Can you imagine how excited Mayweather must be feeling? Seeing Oscar De La Hoya reinvent himself, at 33, off of his performance against Ricardo Mayorga, no one in the crowd of 13,000 plus at the MGM Grand in Las Vegas was more impressed than Floyd Mayweather Jr. He’s old enough to understand that winning a boxing match does not guarantee him becoming Oscar De La Hoya’s successor. The pay-per-view revenues may spike and general regard of greatness adhering all the same. Being Oscar necessitates an internal resolve to be good and gracious, magnificent and magnanimous; that’s as difficult a combination to master as a boxer can expect. Taking upon oneself a transformative approach, to accept the full measure of being boxing’s ambassador to the culture(s) at large means you have to be something more than just brilliant with the gloves on and well armed with public relations slogan speak. You have to lose the script and be a man, a man caring as much for the integrity of the entire profession as much as your own bank balance. At least you have to be read as larger than your own alternating ego.

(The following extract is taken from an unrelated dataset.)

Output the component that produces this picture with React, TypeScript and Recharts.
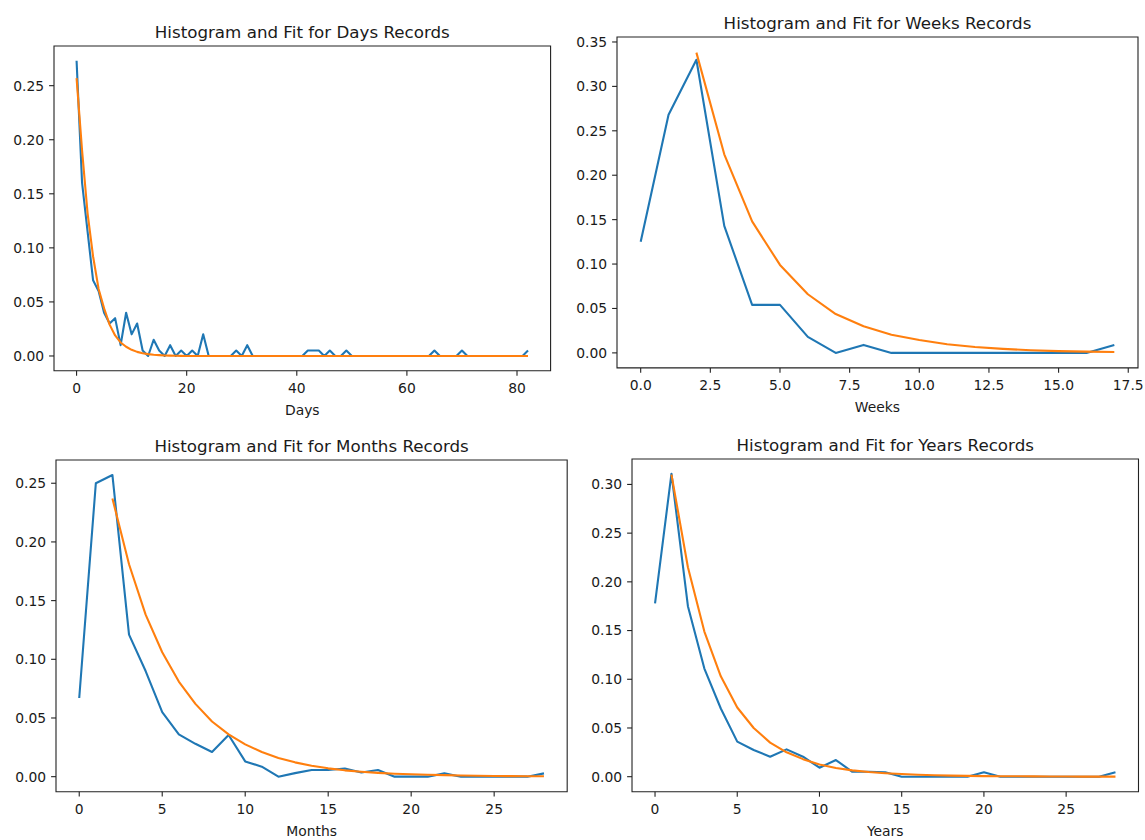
import React from "react";
import { Line, LineChart, ReferenceArea, XAxis, YAxis } from "recharts";

const BLUE = "#1f77b4";
const ORANGE = "#ff7f0e";
const INK = "#1a1a1a";
const SPINE = "#222";

// Days: histogram (blue) and fit (orange), one value per day 0..82
const dayHist = [
  0.273, 0.16, 0.115, 0.07, 0.06, 0.04, 0.03, 0.035, 0.01, 0.04,
  0.02, 0.03, 0.005, 0, 0.015, 0.005, 0, 0.01, 0, 0.005,
  0, 0.005, 0, 0.02, 0, 0, 0, 0, 0, 0.005,
  0, 0.01, 0, 0, 0, 0, 0, 0, 0, 0,
  0, 0, 0.005, 0.005, 0.005, 0, 0.005, 0, 0, 0.005,
  0, 0, 0, 0, 0, 0, 0, 0, 0, 0,
  0, 0, 0, 0, 0, 0.005, 0, 0, 0, 0,
  0.005, 0, 0, 0, 0, 0, 0, 0, 0, 0,
  0, 0, 0.005,
];
const dayFit = [
  0.257, 0.19, 0.132, 0.092, 0.062, 0.044, 0.029, 0.019, 0.0125, 0.0085,
  0.0057, 0.0038, 0.0026, 0.0017, 0.0011, 0.0008, 0.0005, 0.0003, 0.0002, 0.0001,
  0, 0, 0, 0, 0, 0, 0, 0, 0, 0,
  0, 0, 0, 0, 0, 0, 0, 0, 0, 0,
  0, 0, 0, 0, 0, 0, 0, 0, 0, 0,
  0, 0, 0, 0, 0, 0, 0, 0, 0, 0,
  0, 0, 0, 0, 0, 0, 0, 0, 0, 0,
  0, 0, 0, 0, 0, 0, 0, 0, 0, 0,
  0, 0, 0,
];

// Weeks 0..17
const weekHist = [0.125, 0.268, 0.33, 0.143, 0.054, 0.054, 0.018, 0, 0.009, 0, 0, 0, 0, 0, 0, 0, 0, 0.009];
const weekFit = [null, null, 0.338, 0.2235, 0.148, 0.099, 0.066, 0.0437, 0.03, 0.0205, 0.0145, 0.0098, 0.0066, 0.0045, 0.003, 0.002, 0.0014, 0.001];

// Months 0..28
const monthHist = [
  0.067, 0.25, 0.257, 0.121, 0.09, 0.055, 0.036, 0.028, 0.021, 0.0355,
  0.013, 0.0085, 0, 0.003, 0.0057, 0.0057, 0.007, 0.0035, 0.0057, 0,
  0, 0, 0.0028, 0, 0, 0, 0, 0, 0.0028,
];
const monthFit = [
  null, null, 0.237, 0.181, 0.138, 0.106, 0.081, 0.062, 0.047, 0.036,
  0.0275, 0.021, 0.016, 0.0122, 0.0093, 0.0071, 0.0054, 0.0042, 0.0032, 0.0025,
  0.002, 0.0016, 0.0013, 0.001, 0.0008, 0.0006, 0.0005, 0.0004, 0.0003,
];

// Years 0..28
const yearHist = [
  0.178, 0.311, 0.175, 0.111, 0.07, 0.036, 0.0274, 0.0205, 0.028, 0.0205,
  0.0092, 0.0171, 0.005, 0.005, 0.0046, 0, 0, 0, 0, 0,
  0.0046, 0, 0, 0, 0, 0, 0, 0, 0.0046,
];
const yearFit = [
  null, 0.31, 0.215, 0.149, 0.103, 0.071, 0.05, 0.035, 0.025, 0.018,
  0.0125, 0.009, 0.0065, 0.0048, 0.0036, 0.0027, 0.002, 0.0015, 0.0011, 0.0008,
  0.0006, 0.0005, 0.0004, 0.0003, 0.0002, 0.0002, 0.0001, 0.0001, 0.0001,
];

const dayTicks = [0, 20, 40, 60, 80];
const weekTicks = [0, 2.5, 5, 7.5, 10, 12.5, 15, 17.5];
const monthTicks = [0, 5, 10, 15, 20, 25];
const yearTicks = [0, 5, 10, 15, 20, 25];
const y025 = [0, 0.05, 0.1, 0.15, 0.2, 0.25];
const y035 = [0, 0.05, 0.1, 0.15, 0.2, 0.25, 0.3, 0.35];
const y030 = [0, 0.05, 0.1, 0.15, 0.2, 0.25, 0.3];

interface Box { L: number; T: number; R: number; B: number }

interface PanelProps {
  title: string;
  xLabel: string;
  hist: (number | null)[];
  fit: (number | null)[];
  xDomain: [number, number];
  yDomain: [number, number];
  xTicks: number[];
  yTicks: number[];
  xDigits: number;
  box: Box;
}

function Panel({ title, xLabel, hist, fit, xDomain, yDomain, xTicks, yTicks, xDigits, box }: PanelProps) {
  const data = hist.map((h, i) => ({ x: i, hist: h, fit: fit[i] }));
  const yw = 50, xh = 44.4, mt = 30, mr = 6, mb = 4;
  const width = box.R - box.L + yw + mr;
  const height = box.B - box.T + mt + xh + mb;
  return (
    <div style={{ position: "absolute", left: box.L - yw, top: box.T - mt }}>
      <LineChart width={width} height={height} data={data} margin={{ top: mt, right: mr, bottom: mb, left: 0 }}>
        <XAxis
          dataKey="x"
          type="number"
          domain={xDomain}
          ticks={xTicks}
          interval={0}
          allowDataOverflow
          height={xh}
          tickSize={4.9}
          tickMargin={7.5}
          axisLine={false}
          tickLine={{ stroke: SPINE, strokeWidth: 1.1 }}
          tick={{ fontSize: 13.9, fill: INK }}
          tickFormatter={(v: number) => v.toFixed(xDigits)}
          label={{ value: xLabel, position: "insideBottom", offset: 0, fontSize: 13.9, fill: INK }}
        />
        <YAxis
          type="number"
          domain={yDomain}
          ticks={yTicks}
          interval={0}
          allowDataOverflow
          width={yw}
          tickSize={4.9}
          tickMargin={5}
          axisLine={false}
          tickLine={{ stroke: SPINE, strokeWidth: 1.1 }}
          tick={{ fontSize: 13.9, fill: INK }}
          tickFormatter={(v: number) => v.toFixed(2)}
        />
        <ReferenceArea
          x1={xDomain[0]}
          x2={xDomain[1]}
          y1={yDomain[0]}
          y2={yDomain[1]}
          fill="none"
          stroke={SPINE}
          strokeWidth={1.1}
          ifOverflow="visible"
          label={{ value: title, position: "top", offset: 8.3, fontSize: 16.7, fill: INK }}
        />
        <Line type="linear" dataKey="hist" stroke={BLUE} strokeWidth={2.1} strokeLinejoin="round" dot={false} activeDot={false} isAnimationActive={false} />
        <Line type="linear" dataKey="fit" stroke={ORANGE} strokeWidth={2.1} strokeLinejoin="round" dot={false} activeDot={false} isAnimationActive={false} />
      </LineChart>
    </div>
  );
}

export default function App() {
  return (
    <div
      style={{
        position: "absolute",
        left: 0,
        top: 0,
        width: 1145,
        height: 840,
        overflow: "hidden",
        background: "#fff",
        fontFamily: "'DejaVu Sans', sans-serif",
      }}
    >
      <Panel
        title="Histogram and Fit for Days Records"
        xLabel="Days"
        hist={dayHist}
        fit={dayFit}
        xDomain={[-4.1, 86.1]}
        yDomain={[-0.0137, 0.2867]}
        xTicks={dayTicks}
        yTicks={y025}
        xDigits={0}
        box={{ L: 53.7, T: 46, R: 550.3, B: 370.8 }}
      />
      <Panel
        title="Histogram and Fit for Weeks Records"
        xLabel="Weeks"
        hist={weekHist}
        fit={weekFit}
        xDomain={[-0.85, 17.85]}
        yDomain={[-0.0169, 0.3556]}
        xTicks={weekTicks}
        yTicks={y035}
        xDigits={1}
        box={{ L: 617, T: 37.3, R: 1138, B: 368.2 }}
      />
      <Panel
        title="Histogram and Fit for Months Records"
        xLabel="Months"
        hist={monthHist}
        fit={monthFit}
        xDomain={[-1.4, 29.4]}
        yDomain={[-0.0128, 0.2698]}
        xTicks={monthTicks}
        yTicks={y025}
        xDigits={0}
        box={{ L: 55.8, T: 460, R: 567, B: 791.7 }}
      />
      <Panel
        title="Histogram and Fit for Years Records"
        xLabel="Years"
        hist={yearHist}
        fit={yearFit}
        xDomain={[-1.4, 29.4]}
        yDomain={[-0.0155, 0.3261]}
        xTicks={yearTicks}
        yTicks={y030}
        xDigits={0}
        box={{ L: 632, T: 459, R: 1138.5, B: 791.8 }}
      />
    </div>
  );
}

To that pinnacle, Floyd Mayweather has pointed himself; breaking the grip of mortal gravity usually does in most mere superstars. Many will want to simply install Mayweather at the summit. Still, the paying public has a way of negating such acclamations. They want rights of passage and very visible proofs. Just ask Roy Jones, the other junior genius.
“I want all the big fights… that’s all I want are the big fights… that’s what brings out the best in Floyd Mayweather.”
Hovering at the limit of possibility for Floyd Mayweather Jr., Oscar De La Hoya’s legend emanates. The aura must seem so close, the illumination so pleasingly brilliant, that Floyd Mayweather could almost reach out and take hold.